Fielding questions from reporters, Newsom defended his trip, saying it is his “responsibility” to understand what is happening because California is home to the largest community of Salvadorans outside of El Salvador.
“You want to end the ‘crisis’ on the border?” he said. “Stabilize these countries, create economic opportunity, and you end the crisis. You don’t have to spend money militarizing your border, you don’t have to build a border wall. You spend a tenth of the money on stabilizing the community as opposed to this. That’s why I say it’s just manufactured, pure political theater.”
Donald Kerwin, executive director of the Center for Migration Studies in New York, said it’s appropriate for the governor to visit El Salvador given California’s demographics and progressive leanings.
“California has taken a different approach to all of its residents—which includes Salvadorans, who have come from there and have family there—than the federal government has,” he said. “You have to address root causes which are the conditions which are driving this and you also have to create some opportunities for really desperate people to migrate legally.”
Rosa Hernandez, 54, waited outside the church while Newsom was inside.
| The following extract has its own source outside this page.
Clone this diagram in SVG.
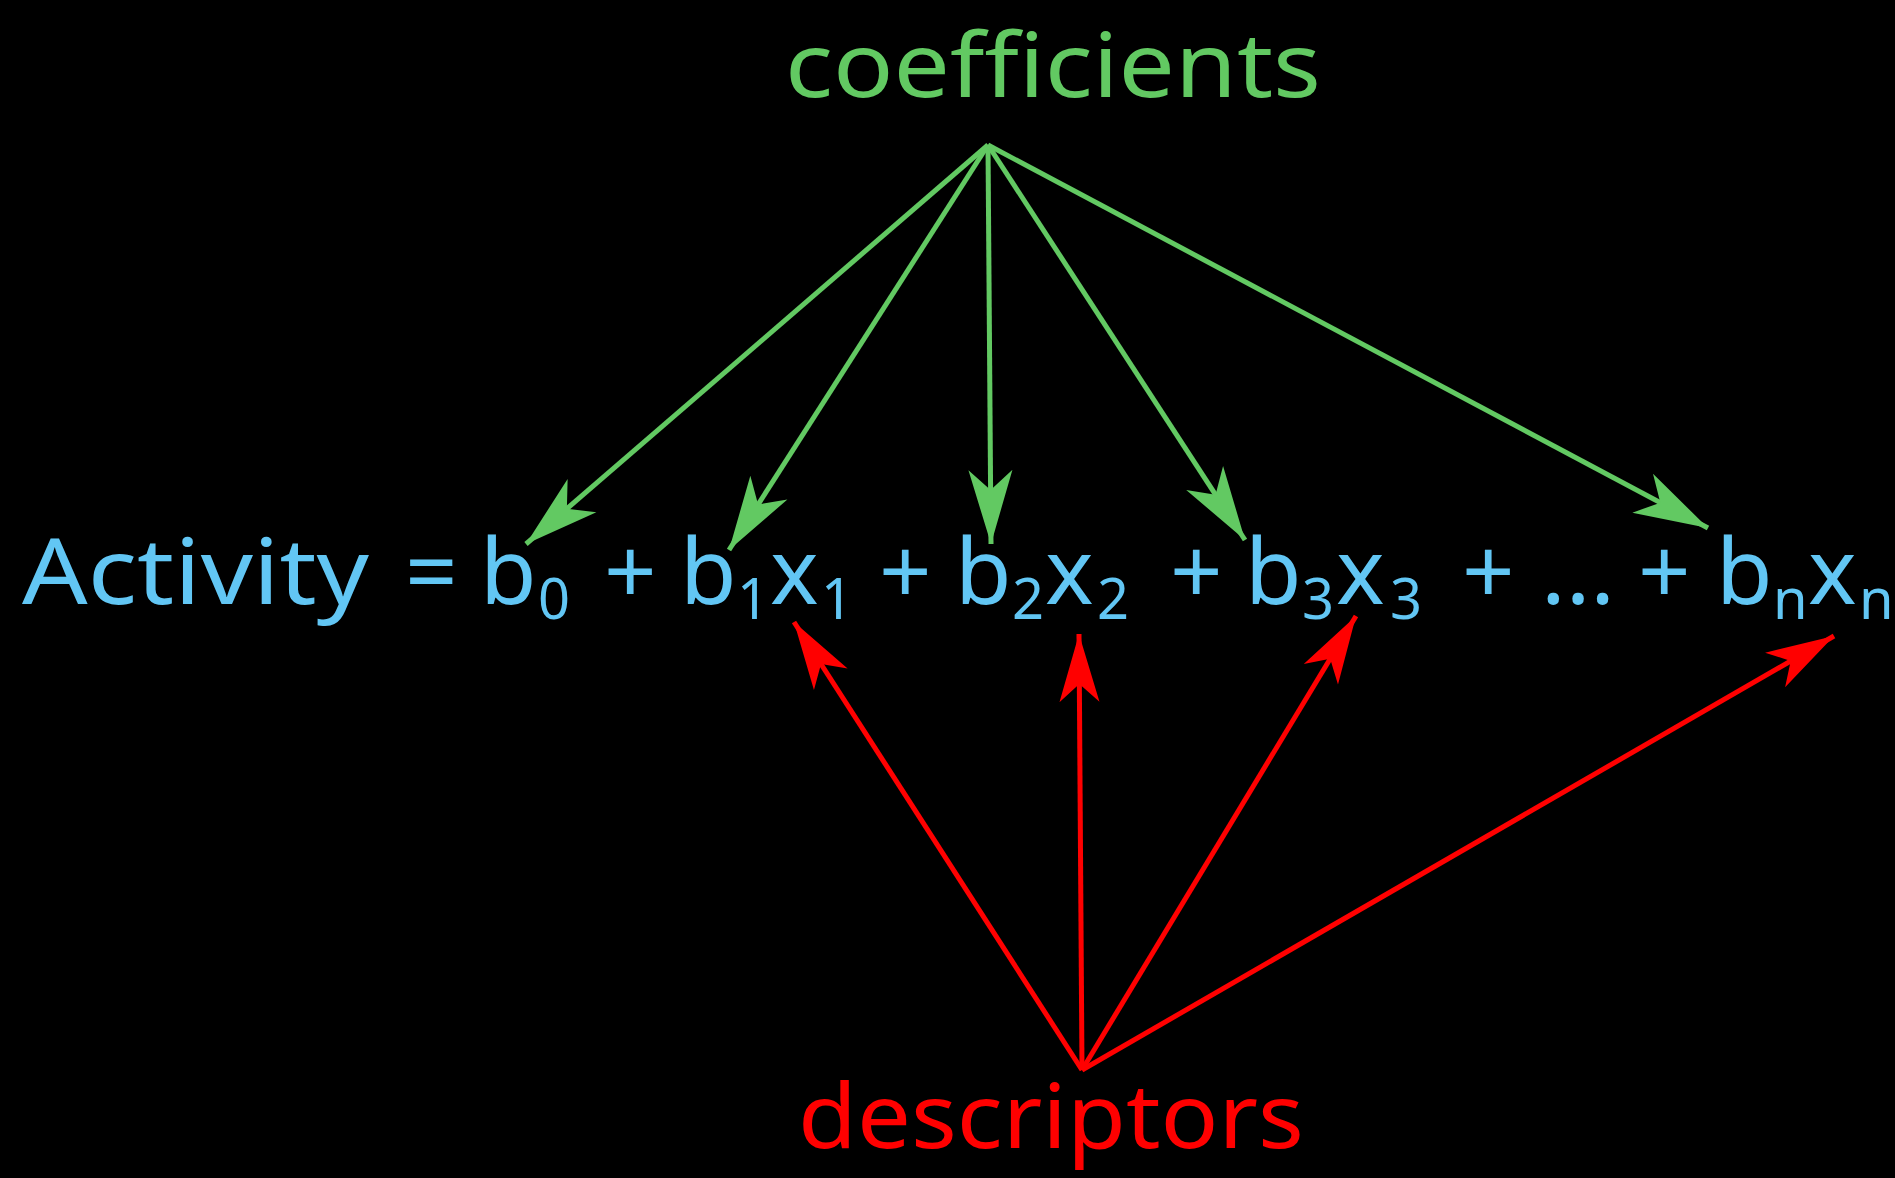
<svg xmlns="http://www.w3.org/2000/svg" width="1895" height="1178" viewBox="0 0 1895 1178">
<style>
text{font-family:"Comic Sans MS","Noto Sans",sans-serif;}
.eq{fill:#62c6f4;font-size:92px;}
.sub{font-size:56px;}
.g{stroke:#62c962;stroke-width:5;fill:none;}
.r{stroke:#ff0000;stroke-width:5;fill:none;}
</style>
<defs>
<marker id="ag" markerUnits="userSpaceOnUse" viewBox="-80 -25 85 50" markerWidth="85" markerHeight="50" refX="0" refY="0" orient="auto">
<path d="M0,0 L-74,-22 L-54,0 L-74,22 Z" fill="#62c962"/>
</marker>
<marker id="ar" markerUnits="userSpaceOnUse" viewBox="-80 -25 85 50" markerWidth="85" markerHeight="50" refX="0" refY="0" orient="auto">
<path d="M0,0 L-68,-20 L-50,0 L-68,20 Z" fill="#ff0000"/>
</marker>
</defs>
<rect width="1895" height="1178" fill="#000"/>
<g id="coefficients"><text x="1053" y="97" text-anchor="middle" fill="#62c962" font-size="90" textLength="536" lengthAdjust="spacingAndGlyphs">coefficients</text></g>
<g id="descriptors"><text x="1051" y="1148" text-anchor="middle" fill="#ff0000" font-size="90" textLength="506" lengthAdjust="spacingAndGlyphs">descriptors</text></g>
<g id="equation">
<text class="eq" y="604"><tspan x="22" textLength="347" lengthAdjust="spacingAndGlyphs">Activity</tspan><tspan x="405">=</tspan><tspan x="480">b</tspan><tspan x="538" y="619" class="sub">0</tspan><tspan x="604" y="604">+</tspan><tspan x="680">b</tspan><tspan x="737" y="619" class="sub">1</tspan><tspan x="770" y="604">x</tspan><tspan x="821" y="619" class="sub">1</tspan><tspan x="879" y="604">+</tspan><tspan x="955">b</tspan><tspan x="1012" y="619" class="sub">2</tspan><tspan x="1045" y="604">x</tspan><tspan x="1097" y="619" class="sub">2</tspan><tspan x="1170" y="604">+</tspan><tspan x="1245">b</tspan><tspan x="1302" y="619" class="sub">3</tspan><tspan x="1336" y="604">x</tspan><tspan x="1390" y="619" class="sub">3</tspan><tspan x="1462" y="604">+</tspan><tspan x="1541">...</tspan><tspan x="1638">+</tspan><tspan x="1716">b</tspan><tspan x="1773" y="619" class="sub">n</tspan><tspan x="1808" y="604">x</tspan><tspan x="1859" y="619" class="sub">n</tspan></text>
</g>
<g id="connectors">
<line class="g" x1="988" y1="145" x2="526" y2="544" marker-end="url(#ag)"/>
<line class="g" x1="988" y1="145" x2="729" y2="550" marker-end="url(#ag)"/>
<line class="g" x1="988" y1="145" x2="991" y2="544" marker-end="url(#ag)"/>
<line class="g" x1="988" y1="145" x2="1245" y2="540" marker-end="url(#ag)"/>
<line class="g" x1="988" y1="145" x2="1708" y2="528" marker-end="url(#ag)"/>
<line class="r" x1="1082" y1="1070" x2="794" y2="622" marker-end="url(#ar)"/>
<line class="r" x1="1082" y1="1070" x2="1079" y2="634" marker-end="url(#ar)"/>
<line class="r" x1="1082" y1="1070" x2="1356" y2="616" marker-end="url(#ar)"/>
<line class="r" x1="1082" y1="1070" x2="1834" y2="636" marker-end="url(#ar)"/>
</g>
</svg>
She and her granddaughter had been in side the cathedral but where ushered out when it was cleared for the governor’s visit.
She said she doesn’t have enough money to try to go to the United States but she said she’s known many people who have left because they can’t find work and because of the violence. All six of her children are grown now, but she still worries.
“When they go out you don’t know if they are going to come back, if they are going to live or die, but I have to trust in God,” she said. “The only thing that anyone can do to help is to help improve security here, because nobody does anything about it.”
Inside, below the main church Newsom, took his time writing in a guest book beside the ornate tomb.
He said he wrote: “I never thought I’d be kneeling in front of Saint Romero as governor of California trying to express my appreciation, which is what I phrased of the privilege of being here and trying to modestly live out some of the values that Saint Romero practiced.”